EXERCISE DATA ::
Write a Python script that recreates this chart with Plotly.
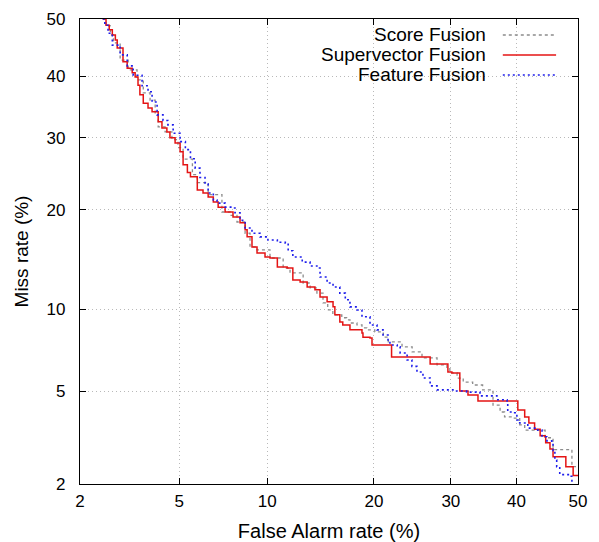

* * *

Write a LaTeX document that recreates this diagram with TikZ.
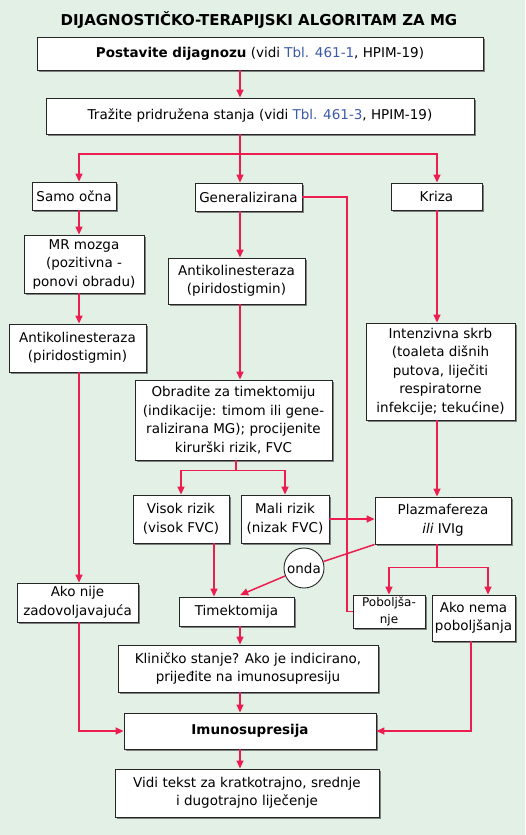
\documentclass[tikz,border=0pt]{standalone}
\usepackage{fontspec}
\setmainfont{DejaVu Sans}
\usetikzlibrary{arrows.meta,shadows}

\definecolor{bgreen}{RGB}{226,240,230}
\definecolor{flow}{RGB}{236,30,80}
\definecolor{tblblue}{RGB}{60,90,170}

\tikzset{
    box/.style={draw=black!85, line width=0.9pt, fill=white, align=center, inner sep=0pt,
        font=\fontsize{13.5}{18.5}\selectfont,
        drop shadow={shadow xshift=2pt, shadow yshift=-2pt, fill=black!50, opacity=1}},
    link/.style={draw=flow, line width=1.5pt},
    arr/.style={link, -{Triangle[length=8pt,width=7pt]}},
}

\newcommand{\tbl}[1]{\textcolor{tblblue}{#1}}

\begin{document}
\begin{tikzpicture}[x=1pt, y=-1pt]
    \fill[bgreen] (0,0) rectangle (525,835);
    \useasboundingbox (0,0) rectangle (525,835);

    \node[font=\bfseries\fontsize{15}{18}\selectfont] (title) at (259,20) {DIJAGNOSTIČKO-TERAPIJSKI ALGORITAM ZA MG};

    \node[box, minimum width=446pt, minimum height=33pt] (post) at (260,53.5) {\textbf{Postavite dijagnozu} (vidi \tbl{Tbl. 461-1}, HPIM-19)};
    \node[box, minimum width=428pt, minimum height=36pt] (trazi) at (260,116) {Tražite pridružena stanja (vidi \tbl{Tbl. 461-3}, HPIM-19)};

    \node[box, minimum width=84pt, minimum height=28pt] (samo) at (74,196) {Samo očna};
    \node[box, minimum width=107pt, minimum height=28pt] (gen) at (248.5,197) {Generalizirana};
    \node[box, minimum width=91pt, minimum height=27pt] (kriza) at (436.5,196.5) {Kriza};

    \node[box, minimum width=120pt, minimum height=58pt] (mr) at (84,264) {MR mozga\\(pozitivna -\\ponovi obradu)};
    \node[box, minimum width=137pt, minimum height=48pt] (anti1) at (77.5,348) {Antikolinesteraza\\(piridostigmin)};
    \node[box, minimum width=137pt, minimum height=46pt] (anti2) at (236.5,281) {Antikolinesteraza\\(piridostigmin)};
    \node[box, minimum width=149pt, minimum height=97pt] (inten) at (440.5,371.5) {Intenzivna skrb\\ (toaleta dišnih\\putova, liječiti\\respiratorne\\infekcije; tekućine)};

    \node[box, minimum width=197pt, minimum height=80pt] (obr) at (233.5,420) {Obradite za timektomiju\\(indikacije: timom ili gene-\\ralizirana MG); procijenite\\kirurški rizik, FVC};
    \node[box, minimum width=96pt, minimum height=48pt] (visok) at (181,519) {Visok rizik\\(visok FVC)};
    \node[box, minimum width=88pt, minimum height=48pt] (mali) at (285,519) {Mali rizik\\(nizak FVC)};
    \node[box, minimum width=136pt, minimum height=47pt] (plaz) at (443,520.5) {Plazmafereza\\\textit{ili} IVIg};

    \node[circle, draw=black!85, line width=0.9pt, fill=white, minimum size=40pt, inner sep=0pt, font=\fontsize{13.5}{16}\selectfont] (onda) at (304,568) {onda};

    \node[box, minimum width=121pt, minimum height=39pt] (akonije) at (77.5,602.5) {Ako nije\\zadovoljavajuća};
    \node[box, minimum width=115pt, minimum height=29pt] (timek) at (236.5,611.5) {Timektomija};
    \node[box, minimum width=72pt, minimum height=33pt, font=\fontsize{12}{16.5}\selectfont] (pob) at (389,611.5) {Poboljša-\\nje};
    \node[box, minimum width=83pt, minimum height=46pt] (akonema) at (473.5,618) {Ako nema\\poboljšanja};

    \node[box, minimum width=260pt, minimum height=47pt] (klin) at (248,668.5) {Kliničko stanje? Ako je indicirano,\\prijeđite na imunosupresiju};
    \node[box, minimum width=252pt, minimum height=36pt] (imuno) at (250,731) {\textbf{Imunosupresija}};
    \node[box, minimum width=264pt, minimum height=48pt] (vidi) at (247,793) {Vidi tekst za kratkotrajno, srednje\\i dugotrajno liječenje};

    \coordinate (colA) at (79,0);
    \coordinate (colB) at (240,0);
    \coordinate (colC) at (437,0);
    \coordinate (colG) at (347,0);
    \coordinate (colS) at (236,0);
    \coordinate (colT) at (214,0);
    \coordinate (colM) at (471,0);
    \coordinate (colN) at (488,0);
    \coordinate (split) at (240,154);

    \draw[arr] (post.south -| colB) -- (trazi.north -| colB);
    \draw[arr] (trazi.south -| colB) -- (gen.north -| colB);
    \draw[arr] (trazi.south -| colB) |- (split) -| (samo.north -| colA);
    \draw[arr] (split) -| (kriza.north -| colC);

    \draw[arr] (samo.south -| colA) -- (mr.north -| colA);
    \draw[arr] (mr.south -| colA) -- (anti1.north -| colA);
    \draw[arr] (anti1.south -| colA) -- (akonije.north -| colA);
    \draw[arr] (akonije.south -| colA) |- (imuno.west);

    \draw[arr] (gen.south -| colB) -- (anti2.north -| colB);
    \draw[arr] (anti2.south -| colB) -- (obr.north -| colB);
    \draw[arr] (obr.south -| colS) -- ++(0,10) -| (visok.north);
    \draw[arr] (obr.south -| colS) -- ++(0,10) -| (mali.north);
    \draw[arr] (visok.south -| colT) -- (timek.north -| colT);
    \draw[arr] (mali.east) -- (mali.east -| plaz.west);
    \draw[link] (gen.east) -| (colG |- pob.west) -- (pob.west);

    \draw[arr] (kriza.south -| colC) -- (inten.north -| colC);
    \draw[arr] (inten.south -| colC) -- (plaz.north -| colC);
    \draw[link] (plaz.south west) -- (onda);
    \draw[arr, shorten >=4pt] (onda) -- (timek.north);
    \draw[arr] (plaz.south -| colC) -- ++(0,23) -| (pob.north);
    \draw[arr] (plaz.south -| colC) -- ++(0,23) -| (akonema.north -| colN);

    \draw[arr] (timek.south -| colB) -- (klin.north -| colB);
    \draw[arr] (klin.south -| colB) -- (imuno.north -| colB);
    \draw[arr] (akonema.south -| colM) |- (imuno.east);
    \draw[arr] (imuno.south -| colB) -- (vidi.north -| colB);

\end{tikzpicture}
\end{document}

TASK DIRECTIONS ::
Keep to the lines above from the line with "Write a LaTeX" to the line with "(title) at (259,20)", and set down exactly those, inclusive, with nothing else and every picture left out.

COMPLETE OUTPUT ::
Write a LaTeX document that recreates this diagram with TikZ.
\documentclass[tikz,border=0pt]{standalone}
\usepackage{fontspec}
\setmainfont{DejaVu Sans}
\usetikzlibrary{arrows.meta,shadows}

\definecolor{bgreen}{RGB}{226,240,230}
\definecolor{flow}{RGB}{236,30,80}
\definecolor{tblblue}{RGB}{60,90,170}

\tikzset{
    box/.style={draw=black!85, line width=0.9pt, fill=white, align=center, inner sep=0pt,
        font=\fontsize{13.5}{18.5}\selectfont,
        drop shadow={shadow xshift=2pt, shadow yshift=-2pt, fill=black!50, opacity=1}},
    link/.style={draw=flow, line width=1.5pt},
    arr/.style={link, -{Triangle[length=8pt,width=7pt]}},
}

\newcommand{\tbl}[1]{\textcolor{tblblue}{#1}}

\begin{document}
\begin{tikzpicture}[x=1pt, y=-1pt]
    \fill[bgreen] (0,0) rectangle (525,835);
    \useasboundingbox (0,0) rectangle (525,835);

    \node[font=\bfseries\fontsize{15}{18}\selectfont] (title) at (259,20) {DIJAGNOSTIČKO-TERAPIJSKI ALGORITAM ZA MG};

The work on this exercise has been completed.